Начать с того, что сам Михаил говорит о своей, ныне покойной, жене и о проблемах, имевших место в их взаимоотношениях. Вот уж эта интеллигентская гордыня, когда тех, кто не имеют высшего образования, они и за людей-то не считают! Для сравнения: во время Великой Отечественной Войны, как известно, немецкие фашисты считали нас, славян, людьми второго сорта. Стало быть, они нас всё же считали людьми, хотя и - второсортными. Интеллигенты же нас, как правило, таковыми вообще не считают. Но, это в данном случае, к слову.

Теперь далее. Мы, конечно же, не знаем, да и не можем знать всех обстоятельств жизни этих девушек в тот период времени, когда они жили со своим отцом, но даже если предположить, что всё - или, почти всё - обстояло именно так - или, почти так, - как утверждает Ирина.

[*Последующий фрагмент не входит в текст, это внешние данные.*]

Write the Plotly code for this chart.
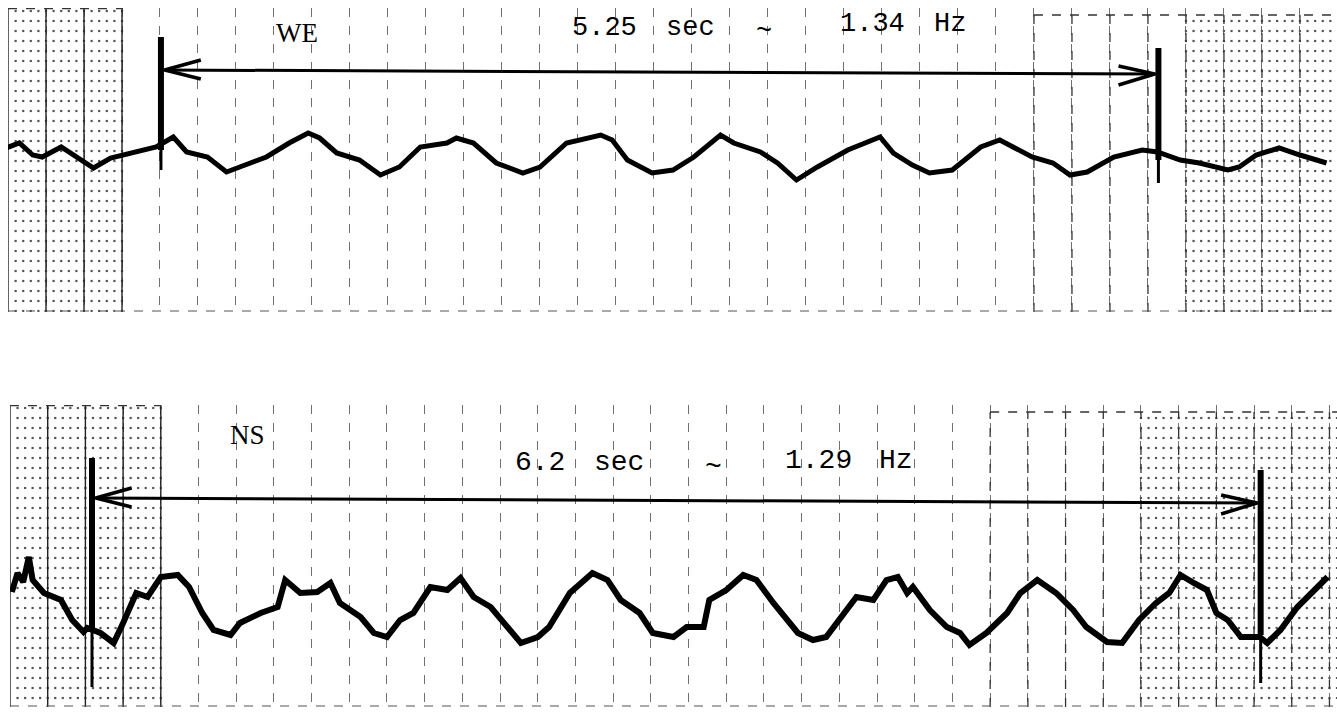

Ведь это же твои родственники. Почему же ты не обязана им помогать?! По чисто юридическому закону, может, впрочем, и не обязана. Да, и не "может", а не обязана. А, если - по закону совести? А вообще - по закону всечеловеческого братства, которое выше любых родственных уз и выше любого юридического крючкотворства? Тем более, что здесь и кровное родство присутствует в очень даже высокой степени! А как же быть с тем, что надлежит нам всем делать всё, что в наших силах (а, быть может, даже и сверх того!), чтобы помочь тому человеку, нуждающемуся в помощи - кто бы он ни был!, - которого в данный момент Господь поставил рядом с нами? Вспомним притчу о добром Самарянине. Ведь именно так ещё в начале 20го века поступали даже честные атеисты.

А тот отвратительный факт, что Ирина увела этих девушек - своих родных племянниц - из квартиры, когда Михаила - их отца - не было дома, взяв при этом их документы, увела одна и отвезла в психинтернат на самой обыкновенной маршрутке, разве не указывает на то, что они ей доверяли? И доверие это, скорее всего, должно было бы по всей логике вещей быть просто безграничным, иначе у неё вряд ли что-то подобное получилось бы. А то, что она взяла их документы, разве не указывает на то, что она, скорее всего, заранее знала, где они хранятся, что, в свою очередь, указывает, скорее всего, на такое же почти безграничное доверие к ней, имевшее место и со стороны Михаила, в чём (если так) с его стороны проявилась, пожалуй, как раз та самая простота, которая по справедливому и меткому народному выражению, хуже воровства. Да и с начальством всё того же интерната она, несомненно, обо всём договаривалась заранее, действуя по заранее имевшемуся у неё плану. И наконец, как понять озвученную ею же угрозу сдать девушек в интернат снова, если Михаил их всё же оттуда сможет забрать?! (Так и хочется сказать: освободить!) В конце концов - по какому праву?!

Утверждение же Ирины о том, что якобы "им там очень хорошо" я и вовсе оставляю без комментариев, отсылая читателя к другим моим - да, и не только моим - публикациям, посвящённым описанию всех "прелестей" жизни в современных психинтернатах, которые сравнивать с концлагерями, боюсь, что значило бы им льстить.